“People may be pure in their own eyes, but the Lord examines their motives.”
– Proverb 16:2 [NLT]
It is often said that what you see is what you get. In the Church, this is often not true.
I lead a discipleship program for a major mission organization. We would often get young guys or gals in that school. These students were not with us long before it became evident that there was a disconnect between what they said and what they did. They knew all the Christian terminology and just when and where to use it. They have learned to play the Christian game of saying or doing just enough to please their parents or pastor.
Christianity is not about pleasing people but pleasing God. God is not pleased by external modifications we make to our actions, but internal heart transformation that changes why we do what we do. These changes never come by self-effort alone but by the work of the Holy Spirit in our lives.
God does not judge by appearance or what people say, but according to the secret intentions of our hearts. Therefore, Jesus had the greatest condemnation for the Pharisees, the religious leaders of his day. They worked tirelessly to keep all the details of the law, but it never changed their hearts.
The greatest tragedy of the legalism of the Pharisees is they started to believe their lies about themselves and were blinded to the truth. There are none so blind as those who refuse to see.
The lack of a heart change is illustrated clearly in the older brother of the prodigal son in Luke 15:11-32. When the younger brother got what the older brother thought he himself deserved, the older brother’s true colors were revealed.
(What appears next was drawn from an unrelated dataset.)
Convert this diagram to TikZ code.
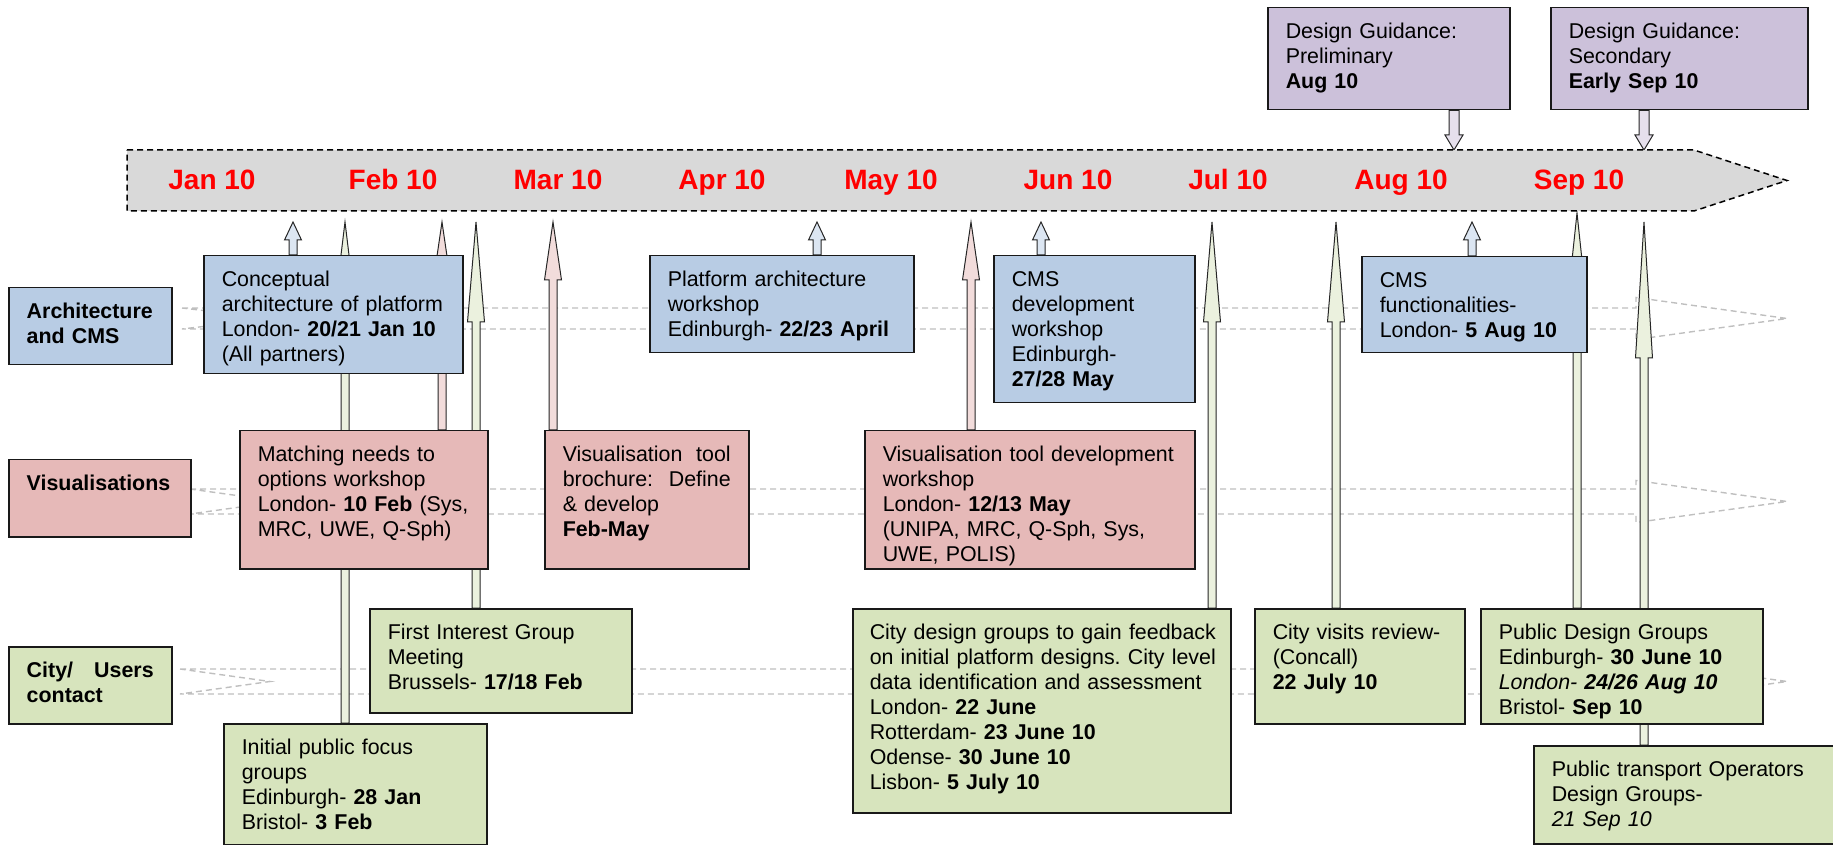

He did not serve his father out of love but because of what he could get from him. His motive was basically selfish. The older brother was doing all the right things for all the wrong reasons.
Life has a way of confronting us about the secrets of our hearts. The next time someone else seems to get what you deserve, you might want to ask the Lord what he is trying to say to you.
Are you doing all the right things for all the wrong reasons?